Fourth Circuit hears challenge to Maryland handgun licensing law

AP Photo/Jae C. Hong

The case, which was first filed by Maryland Shall Issue back in 2016, has been kicking around the federal courts for several years now, but the Fourth Circuit Court of Appeals kept the challenge in a holding pattern for months while it waited for the Supreme Court’s decision in NYSRPA v. Bruen. Now that the decision is in place, along with the specific test that SCOTUS outlined for determining the constitutionality of gun control laws, the Fourth Circuit has taken up the issue, and this week Maryland Attorney General Brian Frosh filed a brief with the court defending the legality of the state’s Handgun Qualification License, which Maryland Shall Issue argues places “unjustifiable and overwhelming burdens” on all those hoping to exercise their right to keep a firearm in the home for self-defense.

In his brief, Frosh claims that the background check and mandatory firearm training for all those wishing to purchase a handgun are in line with laws that were in place at the time the Second Amendment was ratified, pointing to training requirements in various statutes related to militia service.

“These laws did not just reflect common sense and a practical commitment to state security; they were contemplated by the Second Amendment’s text,” which refers to a “well-regulated militia,” Frosh wrote. “And these laws would have also had the complementary effect of ensuring that the men of the community, starting in their youth, would be provided with the training necessary to handle and use firearms safely in any context.”

Frosh’s filing was cosigned by Assistant Attorneys General Robert A. Scott and Ryan R. Dietrich.

The filing was in opposition to that of Maryland Shall Issue, which told the 4th Circuit in August that U.S. history was devoid of licensing requirements on handgun ownership until the 1900s.

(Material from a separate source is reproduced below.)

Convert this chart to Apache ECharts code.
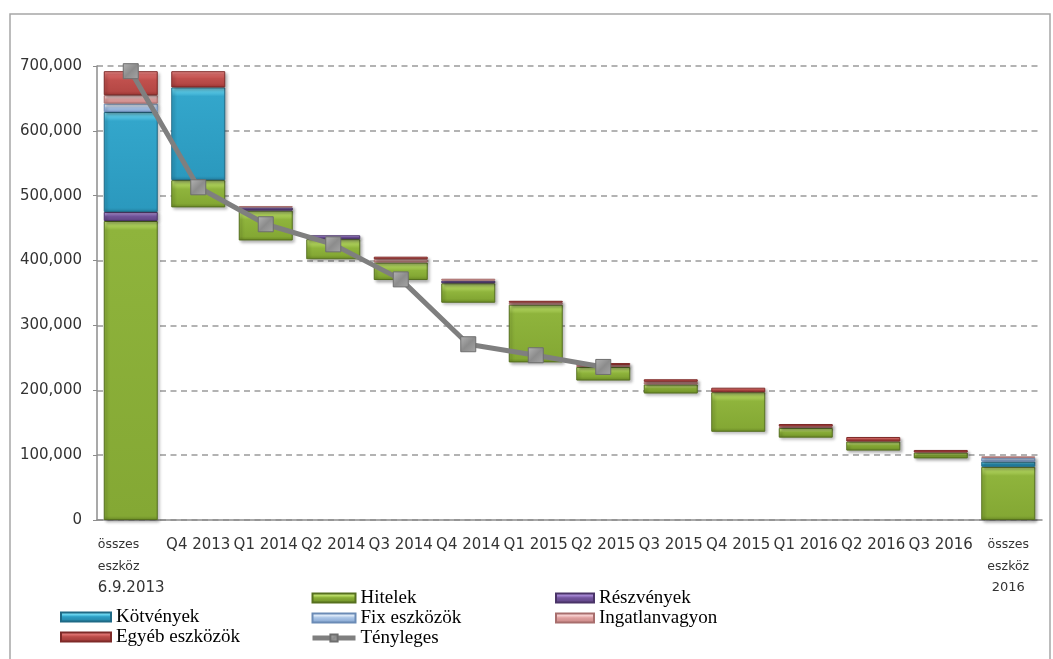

“It is indisputable both that violence involving handguns is a centuries-old societal problem and that there is no historical regulation distinctly similar to the HQL requirement,” MSI told the 4th Circuit.

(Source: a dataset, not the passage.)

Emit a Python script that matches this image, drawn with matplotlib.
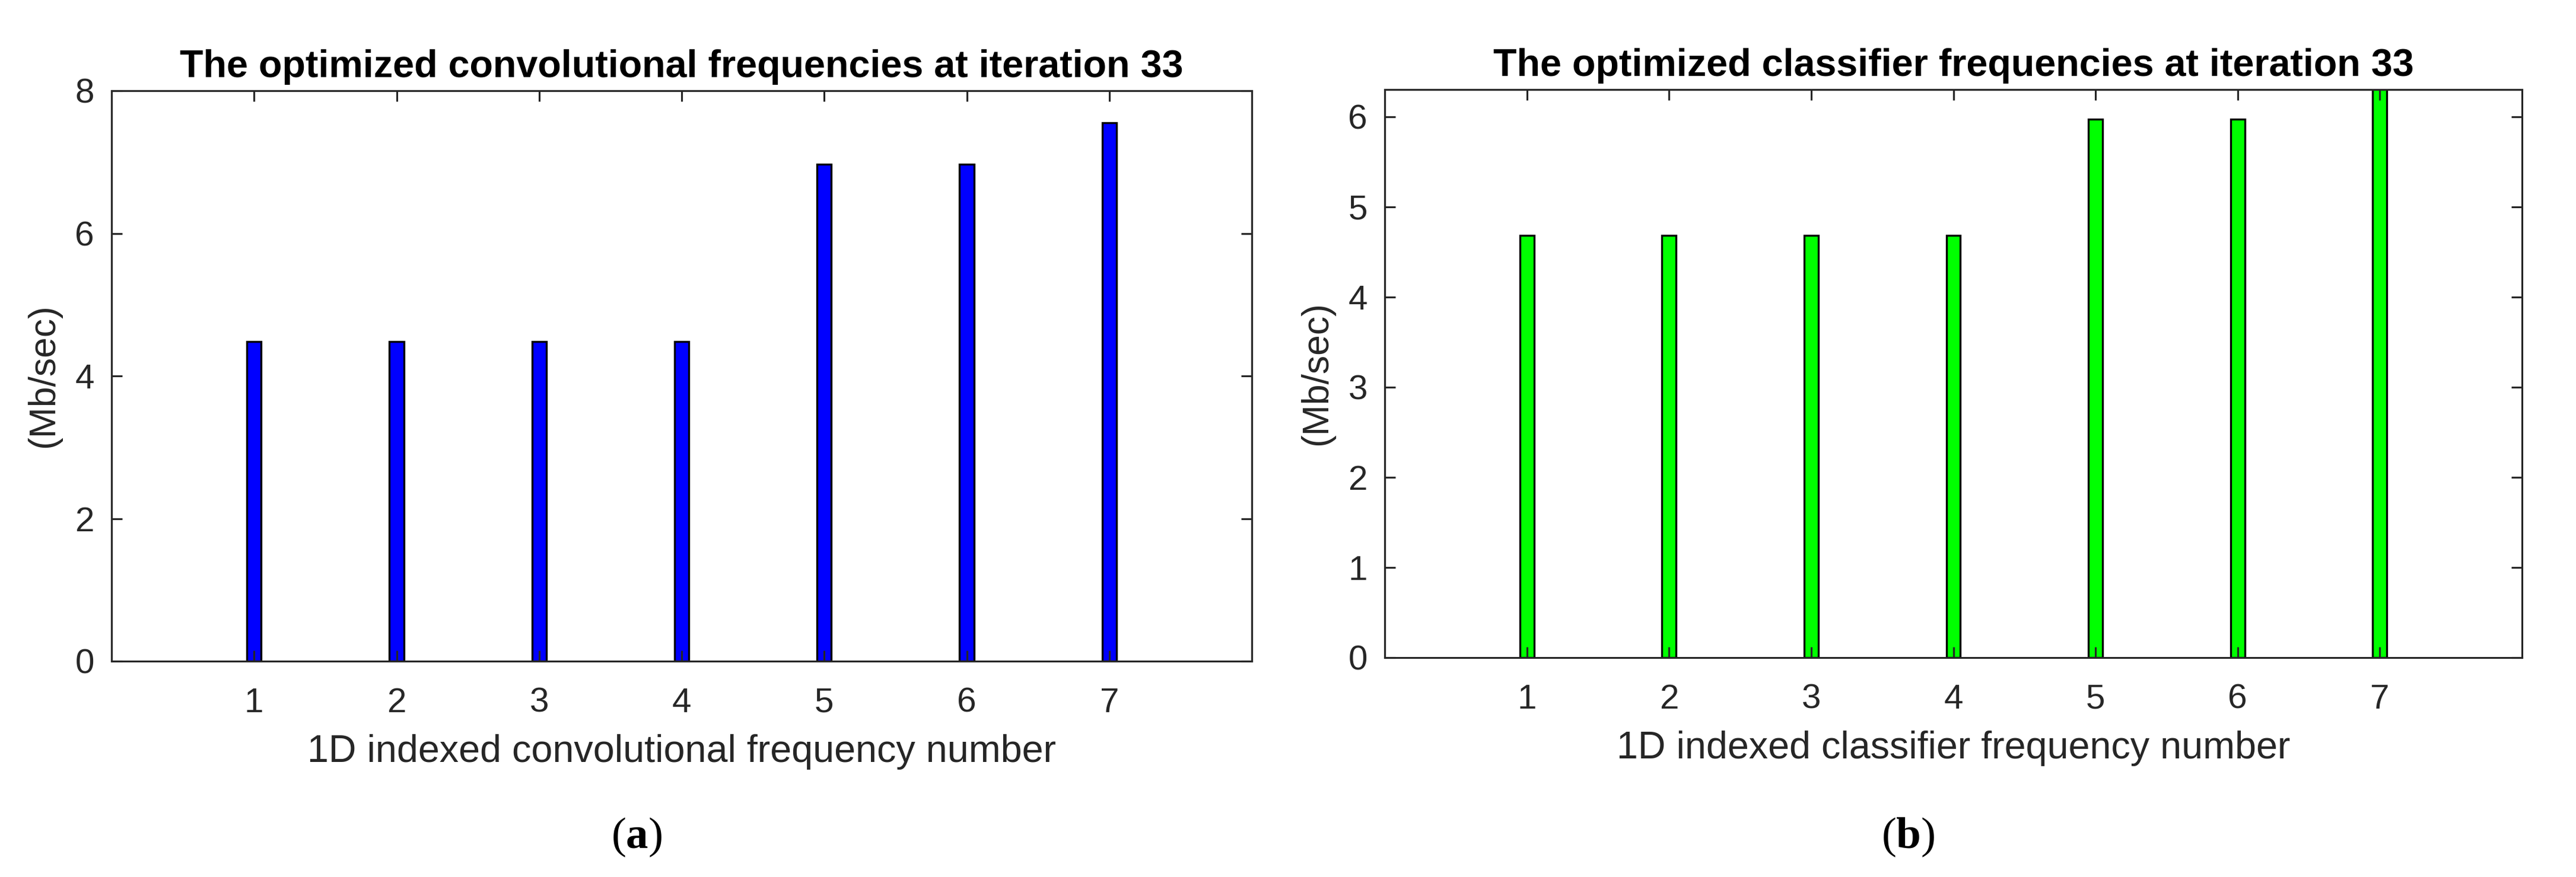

“At the time of the founding, no training was required to acquire a handgun or other firearm,” added MSI, which was joined in the challenge by gun seller Atlantic Guns Inc. and two Marylanders. “Unlike the HQL requirement, militia training was not a prerequisite to firearm ownership. Instead, these militia laws required gun ownership prior to militia training.”

That’s a great point, and one that completely contradicts Frosh’s assertions, especially since the Supreme Court made it explicitly clear in the Heller decision that the right of the people to keep and bear arms is not contingent upon service in a militia.

Frosh also argued that the HQL is meant to improve public safety, pointing to then-Baltimore County Police Chief James W. Johnson, who claimed during legislative testimony in support of the HQL that it “’will reduce the number of non-intentional shootings by ensuring that gun owners know how to safely use and store firearms; will decrease illegal gun sales and purchases by ensuring that all licensees are eligible to possess firearms under Federal and State law”; and will reduce murder rates’ as such laws have done in other States.'”

Unfortunately for Frosh there’s no evidence that’s the case. The HQL took effect in 2013 when homicides were already trending downward in the state, but after the riots in Baltimore in 2015 homicides exploded in the state’s biggest city, and ever year since Baltimore has recorded more than 300 homicides; substantially higher than the 235 reported the year the HQL took effect.

Of course, based on the Supreme Court’s 2A test laid out in Bruen, whether or not the law is of any actual benefit is a moot point if it infringes on the right to keep and bear arms. The Court rejected the interest-balancing test that Frosh included in his brief to the Fourth Circuit; a test that a U.S. District Court judge used pre-Bruen to uphold the Handgun Qualification Law under “intermediate scrutiny”, finding that while the law imposed a burden on the Second Amendment rights of Maryland residents, that burden was outweighed by the state’s interest in public safety. SCOTUS has said that kind of reasoning is a big no-no going forward, and that will hopefully lead to the Fourth Circuit overturning this law and restoring the right to keep a firearm in the home without having to first jump through the unconstitutional hoops and hurdles the state has placed in the way of those hoping to exercise their Second Amendment rights.